Saturday, March 13, 2010

Can women be both creative and competitive?

I think I must be going through a growth spurt.  Can that still happen at age 34?  Maybe there is a psychological development that happens the year you turn 35, and that is the reason for deep thoughts by yours truly.  Okay, so you know that I am on this "remember you are a girl so act like one"- kick.  I think it has triggered an area of my brain that hasn't been used before, and now out poureth the questions.

What are women generally into?...now asking this question is not meant to categorize or alienate or stereotype or any of those things that are definitely taboo.  I appreciate the complexity of humanity, and especially the feminine portion, and I am open and willing to accept that no one person is simply defined (ok disclaimer done)...but what are those activities that are most often associated with  women in our culture?  Of the things I decided that are more by and for women, women seem to be more interested in creating things.

When I think of those things that are utterly girly, I think of frilly dresses and done-up hair.  I think of Martha Stewart...flower arrangements and a five-course meal. Women enjoy crafting and scrapbooks, baking and accessorizing.  Women do make-up and nails and the beauty of a space is generally the woman's responsibility.  Gardening and care-taking, nurturing and multi-tasking.

Some guys are great at these things, and some women (like me) suck at a lot of them.  Not because I want to suck, because I don't, but I think that because I went the competition route, I never really learned how to do or fully appreciate the creative stuff.

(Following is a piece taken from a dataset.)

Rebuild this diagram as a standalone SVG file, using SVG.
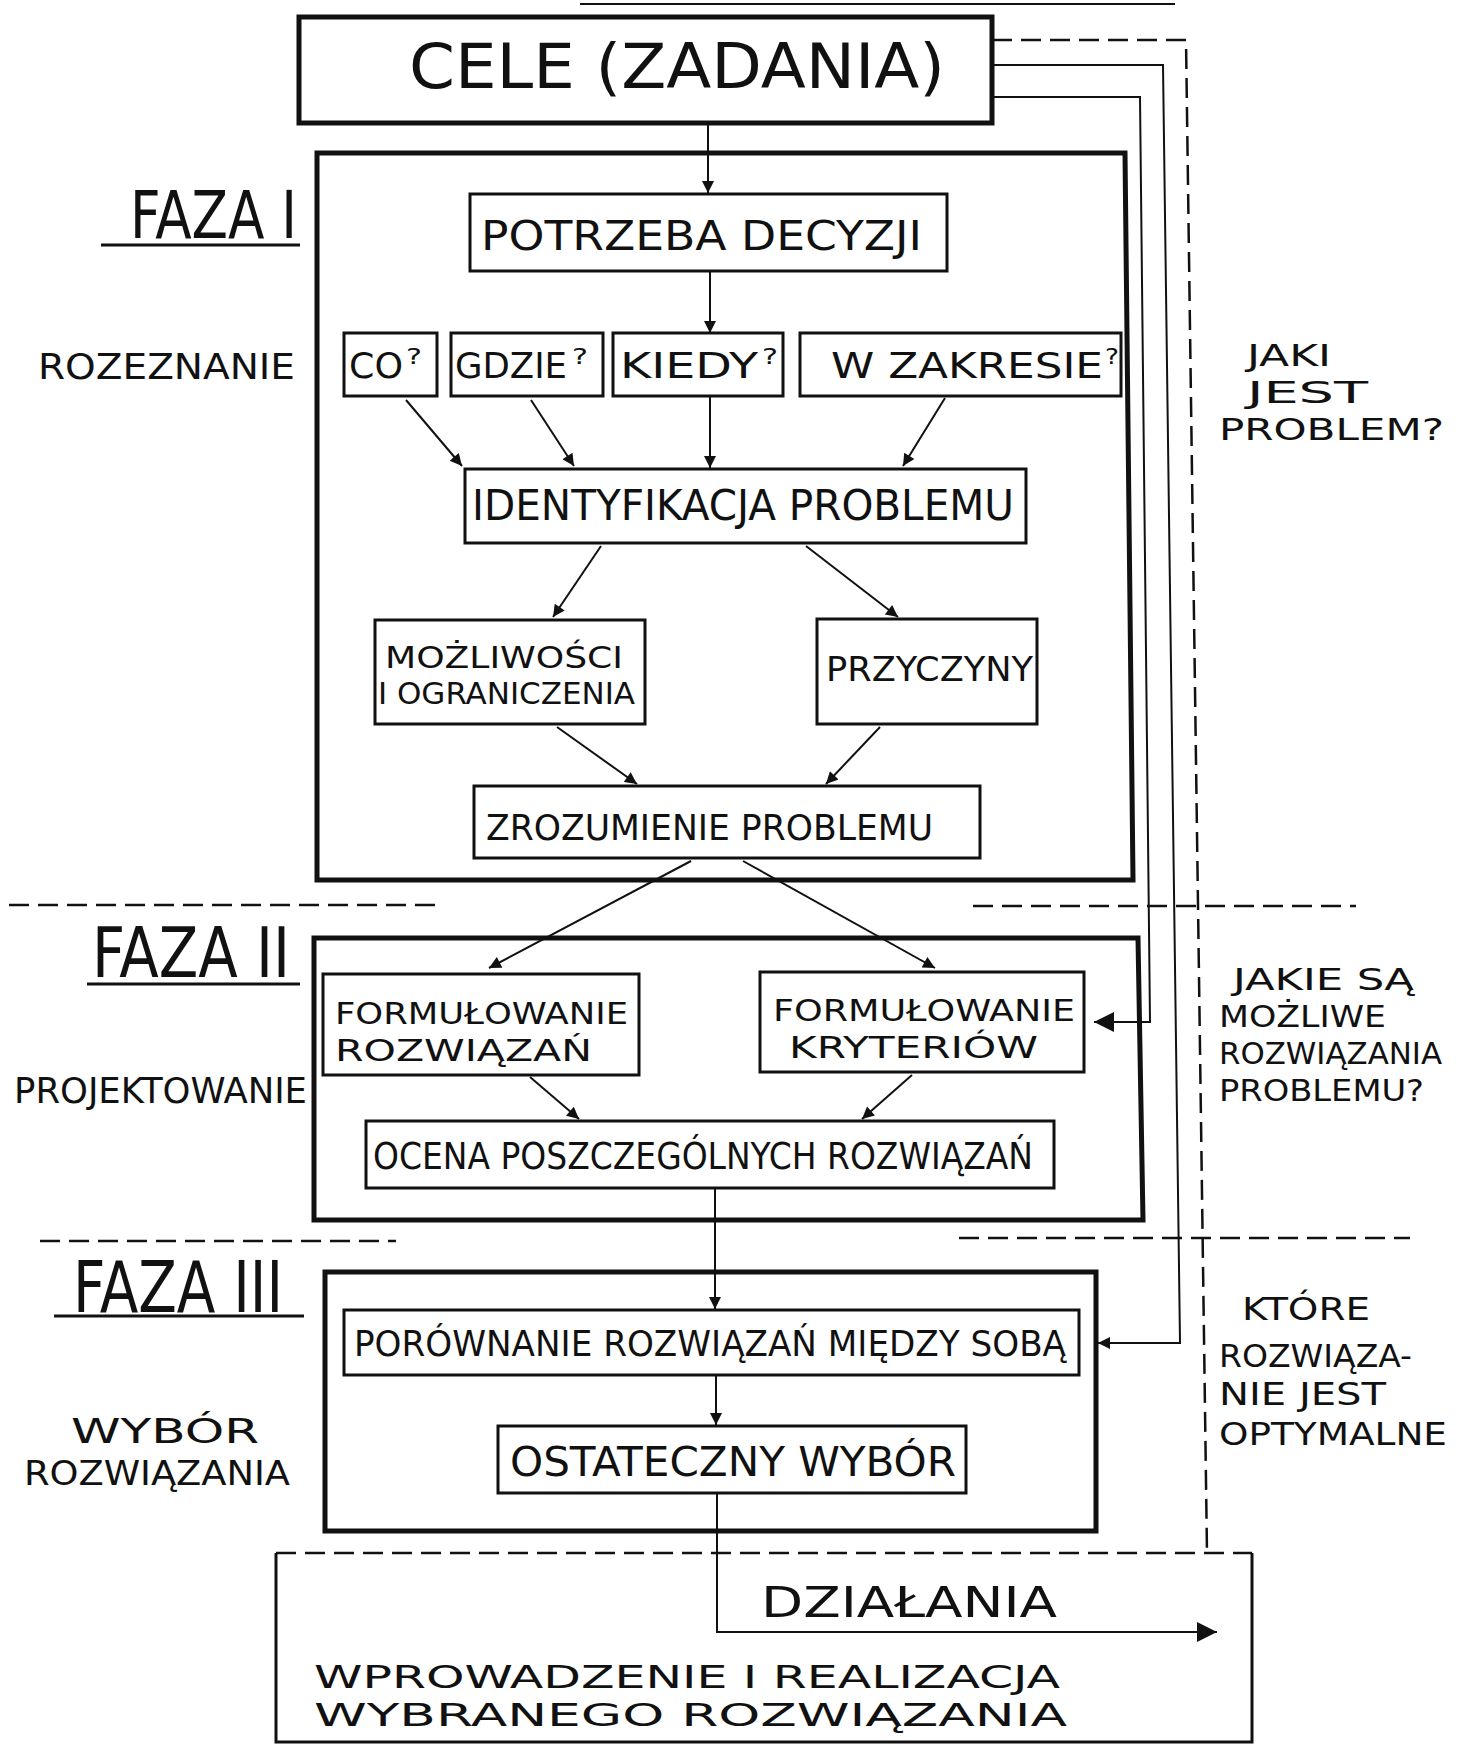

Build it..... or break it.
Cooperation versus competition.

Relationships based on cooperation and creation can make and build great things.  Relationships steeped in competition are difficult and often counter-productive.  Maybe the problem with society is not that women have gone back to work and the children are raised differently than they used to be, but maybe, just maybe the problem is how and why women are in the work place to begin with.  We are there because we are competing more than we are cooperating now.  Seventy years ago, when women rarely worked outside of the home, the collective female energy was just that, collective and more singularly focused.

Back then, the focus was to achieve more opportunities and just look what amazing and driven women "created".  Women now have the opportunity to be and do anything we want.  For me personally, I thought that what I wanted was to compete and battle and win every chance I got.  The problem is that now I don't have that circle of women friends that I might have had if I had gone another route.  The women I played with and against through the years on my sports' teams are mostly just acquaintances now.  There are a few close friends, but not many.  Too much carried with us maybe, from when we battled for playing time, or when I was asserting my competitive nature more than my cooperative/nurturing one.

The movement on behalf of Susan G. Komen is a great example of what can be created with collective energy.  We need more of that.  We are smarter now, we have more opportunities now and we can change the world in amazing ways.  Women have spent a lot of time inserting ourselves into the man's more competitive world, and we have proven that we can absolutely do it.  I fear that the cooperative creativity may ultimately suffer because competition has started to make its presence known in everything we do. We compete for higher sales of make-up and cooking items and fragrant candles.  We try to have the biggest and most popular websites and businesses.  Competition is necessary, and many women would not be where they are without the drive to compete, I am just wondering if we might not build even bigger and better things if we weren't competing against each other.

1 comment:

  1. Ahh, there's the topic of competition again. I think you're right about cooperation suffering because of people competing. After my competition post, I had a long talk with my father about it, and he thinks that the need to compete is instinctual, human nature, and like you said, necessary. But everything in moderation right?

    I do think women need to be more cooperative and less competitive. We need to stick together! I'm trying to overcome my competitive streak or at least use it for more productive things like 5ks. Great post.